DATASET:
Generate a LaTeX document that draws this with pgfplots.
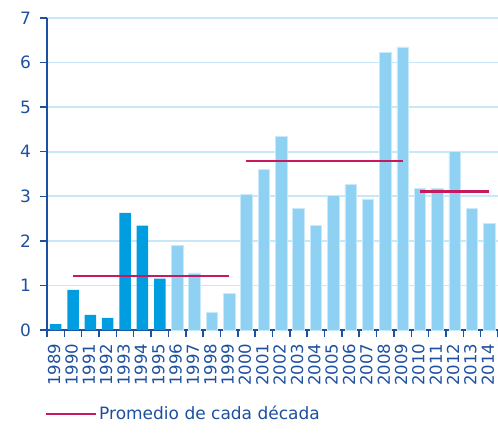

--

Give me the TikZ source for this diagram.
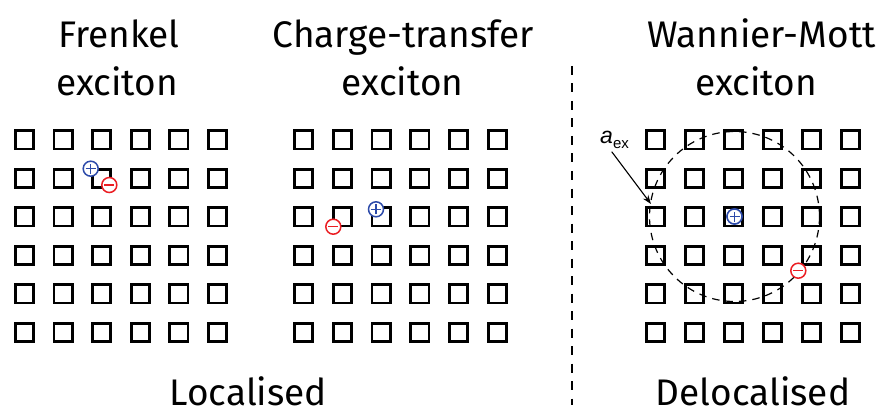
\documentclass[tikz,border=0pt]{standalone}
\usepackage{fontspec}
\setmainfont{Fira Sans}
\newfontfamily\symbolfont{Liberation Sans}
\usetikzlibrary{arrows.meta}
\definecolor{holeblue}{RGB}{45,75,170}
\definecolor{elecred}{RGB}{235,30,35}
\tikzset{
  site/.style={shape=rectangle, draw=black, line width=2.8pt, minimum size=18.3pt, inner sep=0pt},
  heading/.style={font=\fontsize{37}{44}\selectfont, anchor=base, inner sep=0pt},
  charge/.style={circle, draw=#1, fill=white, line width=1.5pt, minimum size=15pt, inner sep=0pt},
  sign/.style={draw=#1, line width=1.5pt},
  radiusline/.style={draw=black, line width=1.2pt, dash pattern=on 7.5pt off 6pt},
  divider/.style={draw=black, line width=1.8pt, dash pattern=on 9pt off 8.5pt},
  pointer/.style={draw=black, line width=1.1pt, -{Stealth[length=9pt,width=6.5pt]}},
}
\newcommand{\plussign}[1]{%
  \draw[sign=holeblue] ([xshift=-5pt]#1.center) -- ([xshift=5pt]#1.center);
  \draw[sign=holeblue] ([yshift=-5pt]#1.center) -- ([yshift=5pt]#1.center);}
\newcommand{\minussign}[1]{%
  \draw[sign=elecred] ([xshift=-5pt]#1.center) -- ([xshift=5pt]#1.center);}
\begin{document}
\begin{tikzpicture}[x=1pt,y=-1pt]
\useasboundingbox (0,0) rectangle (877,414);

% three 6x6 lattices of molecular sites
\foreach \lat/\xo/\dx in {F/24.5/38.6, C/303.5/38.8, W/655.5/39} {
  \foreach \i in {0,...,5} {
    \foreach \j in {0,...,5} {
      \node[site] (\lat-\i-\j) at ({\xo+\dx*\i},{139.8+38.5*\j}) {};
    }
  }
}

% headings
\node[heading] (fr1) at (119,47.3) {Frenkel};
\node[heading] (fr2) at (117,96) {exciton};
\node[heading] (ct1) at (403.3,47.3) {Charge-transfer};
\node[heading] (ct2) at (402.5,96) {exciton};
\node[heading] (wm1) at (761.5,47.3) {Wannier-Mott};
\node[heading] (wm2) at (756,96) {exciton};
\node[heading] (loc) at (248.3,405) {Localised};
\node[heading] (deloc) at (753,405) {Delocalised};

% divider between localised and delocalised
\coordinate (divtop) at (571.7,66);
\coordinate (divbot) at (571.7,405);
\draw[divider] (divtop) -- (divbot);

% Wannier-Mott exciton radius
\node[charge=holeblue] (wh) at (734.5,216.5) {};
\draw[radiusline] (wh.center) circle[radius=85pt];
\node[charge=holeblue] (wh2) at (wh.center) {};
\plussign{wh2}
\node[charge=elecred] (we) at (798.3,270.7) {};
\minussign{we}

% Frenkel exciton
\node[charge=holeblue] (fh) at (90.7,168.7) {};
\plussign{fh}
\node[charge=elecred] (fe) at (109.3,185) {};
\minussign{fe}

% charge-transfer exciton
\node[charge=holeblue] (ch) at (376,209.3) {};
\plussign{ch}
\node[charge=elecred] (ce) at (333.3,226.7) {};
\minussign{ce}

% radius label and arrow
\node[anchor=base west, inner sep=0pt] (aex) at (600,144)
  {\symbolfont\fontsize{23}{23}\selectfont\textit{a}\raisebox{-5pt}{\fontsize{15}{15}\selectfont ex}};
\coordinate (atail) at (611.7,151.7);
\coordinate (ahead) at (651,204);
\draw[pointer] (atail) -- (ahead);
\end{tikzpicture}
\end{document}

GIVEN TASK: Search the lines for the string "this" and copy every line that has it.

WRITTEN SOLUTION:
Generate a LaTeX document that draws this with pgfplots.
Give me the TikZ source for this diagram.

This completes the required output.